Кутузов, так истово радевший о духе войск, все это знал и правильно оценил. Свое донесение царю о Бородинской битве он закончил такими словами: «Французская армия под предводительством самого Наполеона не превозмогла твердость духа российского солдата, жертвовавшего с бодростью жизнию за свое Отечество».

С окончанием Бородинской битвы не закончилась война. Армия подошла к Москве, в которой к тому времени оставалось примерно четверть населения. 1 сентября в д.Фили под Москвой состоялся военный совет, на котором Кутузов поставил вопрос, дать ли под стенами древней столицы еще одно сражение, или отступать без боя. Генералы Беннигсен, Дохтуров, Уваров, Кановницын настаивали на сражении. Барклай-де-Толли возражал: в случае неудачи армия не сможет быстро отступить по узким улицам большого города, и произойдет катастрофа. Кутузов тоже не был доволен позицией, занятой русской армией, и решил оставить Москву без боя. «Доколе будет существовать армия, — сказал он, — с потерянием Москвы не потеряна еще Россия. Но когда уничтожится армия, погибнут и Москва и Россия» — и закрыл совет. На следующий день войска оставили Москву, а французы заняли ее, и в тот же день начался грандиозный московский пожар, в результате которого три четверти Москвы погибли в огне.

Напрасно ждал Наполеон, последним часом упоенный.

Москвы коленопреклоненной с ключами старого Кремля.

Нет. Не пошла Москва моя к нему с повинной головою.

Не праздник, не веселый дар,

Она готовила пожар нетерпеливому герою…

Наполеон расценил все это как варварство. «Что за люди, — восклицал он, глядя на зарево пожара. – Это скифы! Чтобы причинить мне временное зло, они разрушают созидание веков!» Кутузов заявил, что русские жгли Москву, «проникнутые любовью к Родине и готовые ради нее на самопожертвование».

Заняв Москву, французы обнаружили в ней огромные запасы товаров и продовольствия, богатейшие арсеналы оружия. Казалось, Наполеон завершил кампанию на пределе желаемого. Он знал, что падение Москвы эхом отзовется во всем мире как еще одна, может быть, самая главная его победа. Московский пожар все изменил, поставив Наполеона из выигрышного положения в проигрышное. Вместо удобств и довольства в городе, который только что поразил французов своим великолепием, они оказались на пепелище.
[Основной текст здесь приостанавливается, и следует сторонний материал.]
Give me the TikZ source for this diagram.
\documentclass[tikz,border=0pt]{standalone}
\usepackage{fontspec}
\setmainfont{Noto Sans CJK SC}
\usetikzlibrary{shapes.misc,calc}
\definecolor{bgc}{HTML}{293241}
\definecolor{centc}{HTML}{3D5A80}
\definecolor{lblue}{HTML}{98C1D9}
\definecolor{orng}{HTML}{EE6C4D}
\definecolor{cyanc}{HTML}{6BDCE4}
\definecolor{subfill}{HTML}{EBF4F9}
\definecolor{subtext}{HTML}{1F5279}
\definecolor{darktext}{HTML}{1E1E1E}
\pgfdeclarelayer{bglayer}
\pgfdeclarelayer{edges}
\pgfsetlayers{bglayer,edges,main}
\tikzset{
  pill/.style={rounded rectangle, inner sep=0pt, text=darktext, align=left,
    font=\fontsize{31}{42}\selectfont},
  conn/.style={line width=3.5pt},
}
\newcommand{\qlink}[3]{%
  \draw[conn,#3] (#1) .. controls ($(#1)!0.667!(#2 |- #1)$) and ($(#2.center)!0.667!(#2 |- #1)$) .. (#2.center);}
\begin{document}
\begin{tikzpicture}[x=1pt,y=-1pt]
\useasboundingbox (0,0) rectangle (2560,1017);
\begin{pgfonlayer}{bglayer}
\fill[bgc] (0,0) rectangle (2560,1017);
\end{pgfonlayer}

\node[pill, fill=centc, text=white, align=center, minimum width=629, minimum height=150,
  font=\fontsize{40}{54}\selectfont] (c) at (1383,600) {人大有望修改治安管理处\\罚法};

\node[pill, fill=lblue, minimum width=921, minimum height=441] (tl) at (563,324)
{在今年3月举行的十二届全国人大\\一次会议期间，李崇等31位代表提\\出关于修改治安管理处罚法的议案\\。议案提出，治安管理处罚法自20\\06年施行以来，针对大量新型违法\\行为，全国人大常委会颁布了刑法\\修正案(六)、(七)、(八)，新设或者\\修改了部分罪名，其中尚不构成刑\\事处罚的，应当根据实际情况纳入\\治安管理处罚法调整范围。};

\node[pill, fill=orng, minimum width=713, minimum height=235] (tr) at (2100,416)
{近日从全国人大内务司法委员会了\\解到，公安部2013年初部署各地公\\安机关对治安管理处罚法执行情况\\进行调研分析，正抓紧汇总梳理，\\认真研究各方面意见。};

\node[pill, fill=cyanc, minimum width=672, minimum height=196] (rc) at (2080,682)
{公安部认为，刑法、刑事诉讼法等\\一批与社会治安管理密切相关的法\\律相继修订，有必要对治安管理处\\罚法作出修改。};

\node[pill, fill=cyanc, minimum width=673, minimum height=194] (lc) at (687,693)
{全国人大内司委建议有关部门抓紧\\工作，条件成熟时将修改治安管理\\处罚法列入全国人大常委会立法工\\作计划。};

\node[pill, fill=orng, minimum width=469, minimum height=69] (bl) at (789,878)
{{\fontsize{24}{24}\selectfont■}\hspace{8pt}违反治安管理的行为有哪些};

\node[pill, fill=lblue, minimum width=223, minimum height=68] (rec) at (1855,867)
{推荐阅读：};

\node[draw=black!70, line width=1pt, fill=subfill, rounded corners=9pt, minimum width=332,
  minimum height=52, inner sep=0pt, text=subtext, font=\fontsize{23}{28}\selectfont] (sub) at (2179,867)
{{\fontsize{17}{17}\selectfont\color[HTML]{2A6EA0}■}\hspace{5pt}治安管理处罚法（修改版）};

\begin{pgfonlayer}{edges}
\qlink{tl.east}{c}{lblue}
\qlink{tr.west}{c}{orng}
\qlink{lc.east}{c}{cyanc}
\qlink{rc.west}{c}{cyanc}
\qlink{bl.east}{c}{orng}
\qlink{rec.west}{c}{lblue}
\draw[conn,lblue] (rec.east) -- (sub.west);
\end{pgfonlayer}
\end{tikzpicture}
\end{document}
Теперь, в Московском Кремле, на высшей точке своего величия Наполеон понял, что ему грозит гибель, и что спасти все достигнутое могут только мирные переговоры. Трижды из сожженной Москвы он «великодушно» предлагал Александру I мир. Почти все царское окружение в панике требовало мира. Александр, однако, был непреклонен. Он выразил даже готовность отступить на Камчатку и стать «императором камчадалов», но не мириться с Наполеоном. Ни на одно из обращений французского императора он не ответил. Если бы Александр согласился на мир, то это означало бы победу французов. Наполеон хорошо это понимал. Вот почему он так долго, целых 36 дней, оставался в Москве.

Пока Наполеон в Москве ждал от Александра согласия на мир, Кутузов успел подготовиться к контрнаступлению. Оставив Москву, фельдмаршал 4 дня демонстрировал перед французами видимость отступления по Рязанской дороге, а на пятый день скрытно повернул на Калужскую дорогу и 21 сентября расположился лагерем у с.Тарутино в 80 км юго-западнее Москвы. Знаменитый Тарутинский марш-маневр существенно повлиял на ход войны, обозначив собою уже начало перелома. С одной стороны, Кутузов прикрыл от неприятеля Калугу, где были сосредоточены провиантские запасы, Тулу с ее оружейным заводом, Брянск с литейным двором и плодородные южные губернии. С другой стороны, он поставил под угрозу флангового удара основную коммуникацию Наполеона Москва-Смоленск. Более того, Наполеон не мог пойти на Петербург, имея в тылу 100-тысячную русскую армию. Зато Кутузову теперь было удобно взаимодействовать с войсками А.П.Тормасова и адмирала П.В.Чичагова. Тарутинский лагерь стал базой подготовки русского контрнаступления. Уже через две недели Кутузов собрал здесь против 116 тыс. солдат Наполеона более чем вдвое превосходящие силы русских регулярных войск, казаков и народного ополчения — 240 тыс. человек. Артиллерии у Кутузова тоже было больше, чем у Наполеона: 622 орудия против 569.

Тем временем вокруг Москвы заполыхала губительная для французов партизанская война. Положение наполеоновской армии быстро ухудшалось. Оторвавшись от своих тыловых баз, она существовала за счет изъятия продуктов и фуража у местного населения.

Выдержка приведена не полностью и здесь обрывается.